DATA SEGMENT:
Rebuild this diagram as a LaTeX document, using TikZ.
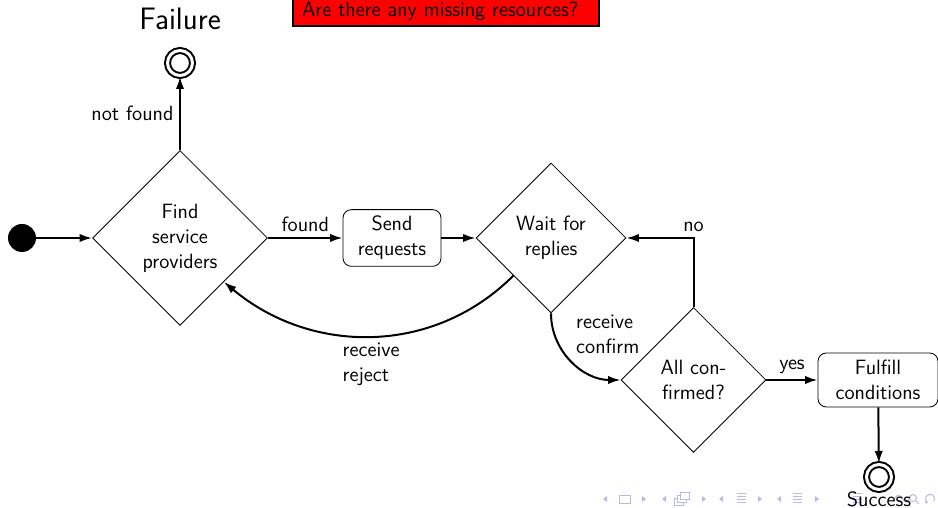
\documentclass[tikz,border=0pt]{standalone}
\usetikzlibrary{shapes.geometric,arrows.meta,positioning}
\renewcommand{\familydefault}{\sfdefault}
\definecolor{navgray}{RGB}{185,185,225}
\begin{document}
\begin{tikzpicture}[x=0.6pt,y=0.6pt,
  font=\fontsize{12.4}{15}\selectfont,
  flow/.style={-{Latex[length=7.5pt,width=5pt]}, line width=1.2pt},
  decision/.style={diamond, aspect=1, draw, line width=0.5pt, align=center, inner sep=0pt},
  activity/.style={rectangle, rounded corners=5pt, draw, line width=0.5pt, align=center, inner sep=0pt},
  initial/.style={circle, fill=black, minimum size=16.8pt, inner sep=0pt},
  final/.style={circle, draw, double, double distance=1.8pt, line width=1.2pt, minimum size=15pt, inner sep=0pt}]
  \useasboundingbox (0,0) rectangle (938,508);
  % Question box (cut at the top)
  \node[draw, fill=red, line width=1.2pt, anchor=south west, text width=172.8pt, align=left,
        inner xsep=5.4pt, inner ysep=3.2pt] (question) at (292,481) {Are there any missing resources?};
  % States
  \node[initial] (start) at (22,270) {};
  \node[decision, minimum size=105pt] (find) at (180,270) {Find\\service\\providers};
  \node[final] (failure) at (180,445) {};
  \node[font=\fontsize{18.6}{22}\selectfont] (failurelbl) at (180,489) {Failure};
  \node[activity, minimum width=58.8pt, minimum height=34pt] (send) at (392,270) {Send\\requests};
  \node[decision, minimum size=90pt] (wait) at (551,270) {Wait for\\replies};
  \node[decision, minimum size=87pt] (allconf) at (693.5,128) {All con-\\firmed?};
  \node[activity, minimum width=72pt, minimum height=32.4pt] (fulfill) at (878,128) {Fulfill\\conditions};
  % Navigation symbols
  \foreach \l/\r in {603/642, 662/702, 719/758, 777/815} {
    \fill[navgray] (\l,9) -- ++(4,3) -- ++(0,-6) -- cycle;
    \fill[navgray] (\r+4,9) -- ++(-4,3) -- ++(0,-6) -- cycle;
  }
  \draw[navgray, line width=0.5pt] (619,5) rectangle (630,13);
  \draw[navgray, line width=0.5pt, fill=white] (674,3) rectangle (683,10);
  \draw[navgray, line width=0.5pt, fill=white] (677,6) rectangle (686,13);
  \draw[navgray, line width=0.5pt, fill=white] (680,9) rectangle (689,16);
  \foreach \x in {737,793,853} {
    \foreach \y in {5,8,11,14}
      \draw[navgray, line width=0.6pt] (\x,\y) -- (\x+9,\y);
  }
  \draw[navgray, line width=0.6pt] (893,7) .. controls (896,14) and (900,14) .. (903,9)
    .. controls (905,5) and (907,5) .. (909,9);
  \draw[navgray, line width=0.6pt] (913,10) circle (3.5) (915.5,7.5) -- (919,4);
  \draw[navgray, line width=0.6pt, -{Latex[length=2pt]}] (934,7) arc (-30:250:4.5);
  \node[final] (success) at (879,31) {};
  \node (successlbl) at (879,9) {Success};
  % Transitions
  \draw[flow] (start) -- (find);
  \draw[flow] (find) -- node[left] {not found} (failure);
  \draw[flow] (find) -- node[above] {found} (send);
  \draw[flow] (send) -- (wait);
  \draw[flow] (wait.south west) to[out=225,in=-40]
    node[below, align=left] {receive\\reject} (find.south east);
  \draw[flow] (wait.south) to[out=-90,in=180]
    node[pos=0.2, right=9pt, align=left] {receive\\confirm} (allconf.west);
  \draw[flow] (allconf.north) |- node[above] {no} (wait.east);
  \draw[flow] (allconf) -- node[above] {yes} (fulfill);
  \draw[flow] (fulfill) -- (success);
\end{tikzpicture}
\end{document}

REQUIRED WORK:
Repeat the material above verbatim, with no pictures in the output.

TASK SOLUTION:
Rebuild this diagram as a LaTeX document, using TikZ.
\documentclass[tikz,border=0pt]{standalone}
\usetikzlibrary{shapes.geometric,arrows.meta,positioning}
\renewcommand{\familydefault}{\sfdefault}
\definecolor{navgray}{RGB}{185,185,225}
\begin{document}
\begin{tikzpicture}[x=0.6pt,y=0.6pt,
  font=\fontsize{12.4}{15}\selectfont,
  flow/.style={-{Latex[length=7.5pt,width=5pt]}, line width=1.2pt},
  decision/.style={diamond, aspect=1, draw, line width=0.5pt, align=center, inner sep=0pt},
  activity/.style={rectangle, rounded corners=5pt, draw, line width=0.5pt, align=center, inner sep=0pt},
  initial/.style={circle, fill=black, minimum size=16.8pt, inner sep=0pt},
  final/.style={circle, draw, double, double distance=1.8pt, line width=1.2pt, minimum size=15pt, inner sep=0pt}]
  \useasboundingbox (0,0) rectangle (938,508);
  % Question box (cut at the top)
  \node[draw, fill=red, line width=1.2pt, anchor=south west, text width=172.8pt, align=left,
        inner xsep=5.4pt, inner ysep=3.2pt] (question) at (292,481) {Are there any missing resources?};
  % States
  \node[initial] (start) at (22,270) {};
  \node[decision, minimum size=105pt] (find) at (180,270) {Find\\service\\providers};
  \node[final] (failure) at (180,445) {};
  \node[font=\fontsize{18.6}{22}\selectfont] (failurelbl) at (180,489) {Failure};
  \node[activity, minimum width=58.8pt, minimum height=34pt] (send) at (392,270) {Send\\requests};
  \node[decision, minimum size=90pt] (wait) at (551,270) {Wait for\\replies};
  \node[decision, minimum size=87pt] (allconf) at (693.5,128) {All con-\\firmed?};
  \node[activity, minimum width=72pt, minimum height=32.4pt] (fulfill) at (878,128) {Fulfill\\conditions};
  % Navigation symbols
  \foreach \l/\r in {603/642, 662/702, 719/758, 777/815} {
    \fill[navgray] (\l,9) -- ++(4,3) -- ++(0,-6) -- cycle;
    \fill[navgray] (\r+4,9) -- ++(-4,3) -- ++(0,-6) -- cycle;
  }
  \draw[navgray, line width=0.5pt] (619,5) rectangle (630,13);
  \draw[navgray, line width=0.5pt, fill=white] (674,3) rectangle (683,10);
  \draw[navgray, line width=0.5pt, fill=white] (677,6) rectangle (686,13);
  \draw[navgray, line width=0.5pt, fill=white] (680,9) rectangle (689,16);
  \foreach \x in {737,793,853} {
    \foreach \y in {5,8,11,14}
      \draw[navgray, line width=0.6pt] (\x,\y) -- (\x+9,\y);
  }
  \draw[navgray, line width=0.6pt] (893,7) .. controls (896,14) and (900,14) .. (903,9)
    .. controls (905,5) and (907,5) .. (909,9);
  \draw[navgray, line width=0.6pt] (913,10) circle (3.5) (915.5,7.5) -- (919,4);
  \draw[navgray, line width=0.6pt, -{Latex[length=2pt]}] (934,7) arc (-30:250:4.5);
  \node[final] (success) at (879,31) {};
  \node (successlbl) at (879,9) {Success};
  % Transitions
  \draw[flow] (start) -- (find);
  \draw[flow] (find) -- node[left] {not found} (failure);
  \draw[flow] (find) -- node[above] {found} (send);
  \draw[flow] (send) -- (wait);
  \draw[flow] (wait.south west) to[out=225,in=-40]
    node[below, align=left] {receive\\reject} (find.south east);
  \draw[flow] (wait.south) to[out=-90,in=180]
    node[pos=0.2, right=9pt, align=left] {receive\\confirm} (allconf.west);
  \draw[flow] (allconf.north) |- node[above] {no} (wait.east);
  \draw[flow] (allconf) -- node[above] {yes} (fulfill);
  \draw[flow] (fulfill) -- (success);
\end{tikzpicture}
\end{document}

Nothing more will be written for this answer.